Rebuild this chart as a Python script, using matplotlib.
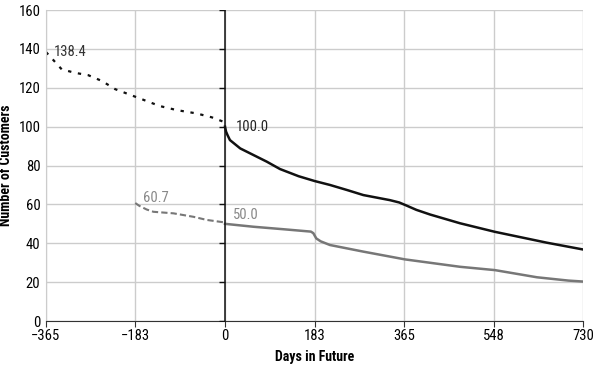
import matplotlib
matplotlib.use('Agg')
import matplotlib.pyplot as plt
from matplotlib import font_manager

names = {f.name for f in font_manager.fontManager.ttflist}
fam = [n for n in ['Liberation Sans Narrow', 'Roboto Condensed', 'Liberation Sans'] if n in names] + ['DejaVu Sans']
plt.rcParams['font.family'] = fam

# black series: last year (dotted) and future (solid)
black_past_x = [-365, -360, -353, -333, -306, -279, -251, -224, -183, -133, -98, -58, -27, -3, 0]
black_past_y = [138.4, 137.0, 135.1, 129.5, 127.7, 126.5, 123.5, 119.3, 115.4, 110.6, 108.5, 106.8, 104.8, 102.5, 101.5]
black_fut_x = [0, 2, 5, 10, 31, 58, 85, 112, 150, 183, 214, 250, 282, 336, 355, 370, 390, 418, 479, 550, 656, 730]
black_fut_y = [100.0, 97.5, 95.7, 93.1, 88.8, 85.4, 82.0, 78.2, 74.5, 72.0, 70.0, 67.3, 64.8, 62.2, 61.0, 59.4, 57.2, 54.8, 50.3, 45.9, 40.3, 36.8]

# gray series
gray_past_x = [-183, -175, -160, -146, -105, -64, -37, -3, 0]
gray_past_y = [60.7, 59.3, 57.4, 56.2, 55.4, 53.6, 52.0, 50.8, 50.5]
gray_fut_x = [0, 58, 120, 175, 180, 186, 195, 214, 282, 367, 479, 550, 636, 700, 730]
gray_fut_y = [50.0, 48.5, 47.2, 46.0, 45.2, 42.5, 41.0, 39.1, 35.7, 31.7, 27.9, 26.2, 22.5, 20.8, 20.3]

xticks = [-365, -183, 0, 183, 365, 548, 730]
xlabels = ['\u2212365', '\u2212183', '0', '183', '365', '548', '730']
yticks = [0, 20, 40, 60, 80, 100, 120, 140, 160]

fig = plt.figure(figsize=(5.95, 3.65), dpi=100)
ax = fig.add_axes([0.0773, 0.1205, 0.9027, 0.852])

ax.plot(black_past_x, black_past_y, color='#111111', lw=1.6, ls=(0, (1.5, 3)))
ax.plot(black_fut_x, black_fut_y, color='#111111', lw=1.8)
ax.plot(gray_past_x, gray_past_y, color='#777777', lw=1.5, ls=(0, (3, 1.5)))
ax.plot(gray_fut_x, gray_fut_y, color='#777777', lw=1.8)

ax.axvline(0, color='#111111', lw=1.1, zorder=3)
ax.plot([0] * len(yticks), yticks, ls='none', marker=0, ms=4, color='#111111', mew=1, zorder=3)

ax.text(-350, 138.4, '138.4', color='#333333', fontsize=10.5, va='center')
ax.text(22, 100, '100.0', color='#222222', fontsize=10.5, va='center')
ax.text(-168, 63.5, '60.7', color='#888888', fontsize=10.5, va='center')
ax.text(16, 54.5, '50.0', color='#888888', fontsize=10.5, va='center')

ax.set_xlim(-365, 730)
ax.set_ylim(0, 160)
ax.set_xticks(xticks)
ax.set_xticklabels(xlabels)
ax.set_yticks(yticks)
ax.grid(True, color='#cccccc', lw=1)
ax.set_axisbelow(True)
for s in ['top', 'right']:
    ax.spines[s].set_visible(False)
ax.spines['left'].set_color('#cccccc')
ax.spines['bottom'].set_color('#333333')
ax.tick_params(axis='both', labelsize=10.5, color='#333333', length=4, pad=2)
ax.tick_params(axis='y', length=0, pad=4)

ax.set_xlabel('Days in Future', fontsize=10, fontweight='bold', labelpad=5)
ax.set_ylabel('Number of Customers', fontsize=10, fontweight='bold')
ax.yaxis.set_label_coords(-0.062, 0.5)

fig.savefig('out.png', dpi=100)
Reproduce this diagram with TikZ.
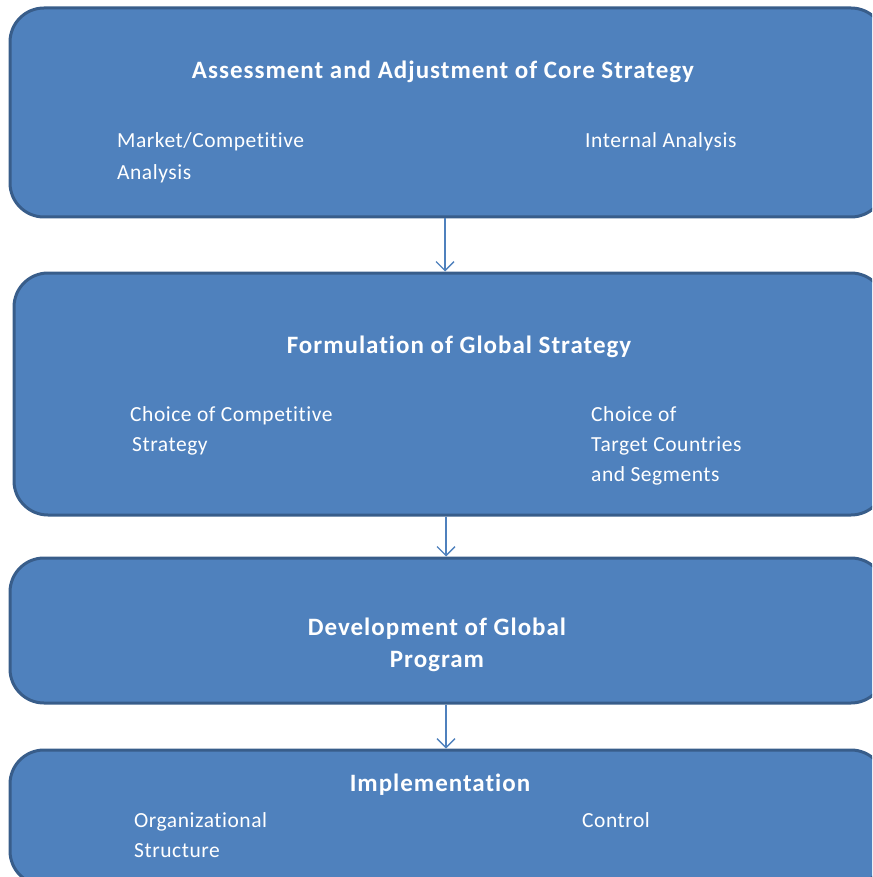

→ **Objective**:
Reproduce the listing exactly. Leave its pictures out.

→ **Result for this task**:
Rebuild this chart as a Python script, using matplotlib.
import matplotlib
matplotlib.use('Agg')
import matplotlib.pyplot as plt
from matplotlib import font_manager

names = {f.name for f in font_manager.fontManager.ttflist}
fam = [n for n in ['Liberation Sans Narrow', 'Roboto Condensed', 'Liberation Sans'] if n in names] + ['DejaVu Sans']
plt.rcParams['font.family'] = fam

# black series: last year (dotted) and future (solid)
black_past_x = [-365, -360, -353, -333, -306, -279, -251, -224, -183, -133, -98, -58, -27, -3, 0]
black_past_y = [138.4, 137.0, 135.1, 129.5, 127.7, 126.5, 123.5, 119.3, 115.4, 110.6, 108.5, 106.8, 104.8, 102.5, 101.5]
black_fut_x = [0, 2, 5, 10, 31, 58, 85, 112, 150, 183, 214, 250, 282, 336, 355, 370, 390, 418, 479, 550, 656, 730]
black_fut_y = [100.0, 97.5, 95.7, 93.1, 88.8, 85.4, 82.0, 78.2, 74.5, 72.0, 70.0, 67.3, 64.8, 62.2, 61.0, 59.4, 57.2, 54.8, 50.3, 45.9, 40.3, 36.8]

# gray series
gray_past_x = [-183, -175, -160, -146, -105, -64, -37, -3, 0]
gray_past_y = [60.7, 59.3, 57.4, 56.2, 55.4, 53.6, 52.0, 50.8, 50.5]
gray_fut_x = [0, 58, 120, 175, 180, 186, 195, 214, 282, 367, 479, 550, 636, 700, 730]
gray_fut_y = [50.0, 48.5, 47.2, 46.0, 45.2, 42.5, 41.0, 39.1, 35.7, 31.7, 27.9, 26.2, 22.5, 20.8, 20.3]

xticks = [-365, -183, 0, 183, 365, 548, 730]
xlabels = ['\u2212365', '\u2212183', '0', '183', '365', '548', '730']
yticks = [0, 20, 40, 60, 80, 100, 120, 140, 160]

fig = plt.figure(figsize=(5.95, 3.65), dpi=100)
ax = fig.add_axes([0.0773, 0.1205, 0.9027, 0.852])

ax.plot(black_past_x, black_past_y, color='#111111', lw=1.6, ls=(0, (1.5, 3)))
ax.plot(black_fut_x, black_fut_y, color='#111111', lw=1.8)
ax.plot(gray_past_x, gray_past_y, color='#777777', lw=1.5, ls=(0, (3, 1.5)))
ax.plot(gray_fut_x, gray_fut_y, color='#777777', lw=1.8)

ax.axvline(0, color='#111111', lw=1.1, zorder=3)
ax.plot([0] * len(yticks), yticks, ls='none', marker=0, ms=4, color='#111111', mew=1, zorder=3)

ax.text(-350, 138.4, '138.4', color='#333333', fontsize=10.5, va='center')
ax.text(22, 100, '100.0', color='#222222', fontsize=10.5, va='center')
ax.text(-168, 63.5, '60.7', color='#888888', fontsize=10.5, va='center')
ax.text(16, 54.5, '50.0', color='#888888', fontsize=10.5, va='center')

ax.set_xlim(-365, 730)
ax.set_ylim(0, 160)
ax.set_xticks(xticks)
ax.set_xticklabels(xlabels)
ax.set_yticks(yticks)
ax.grid(True, color='#cccccc', lw=1)
ax.set_axisbelow(True)
for s in ['top', 'right']:
    ax.spines[s].set_visible(False)
ax.spines['left'].set_color('#cccccc')
ax.spines['bottom'].set_color('#333333')
ax.tick_params(axis='both', labelsize=10.5, color='#333333', length=4, pad=2)
ax.tick_params(axis='y', length=0, pad=4)

ax.set_xlabel('Days in Future', fontsize=10, fontweight='bold', labelpad=5)
ax.set_ylabel('Number of Customers', fontsize=10, fontweight='bold')
ax.yaxis.set_label_coords(-0.062, 0.5)

fig.savefig('out.png', dpi=100)
Reproduce this diagram with TikZ.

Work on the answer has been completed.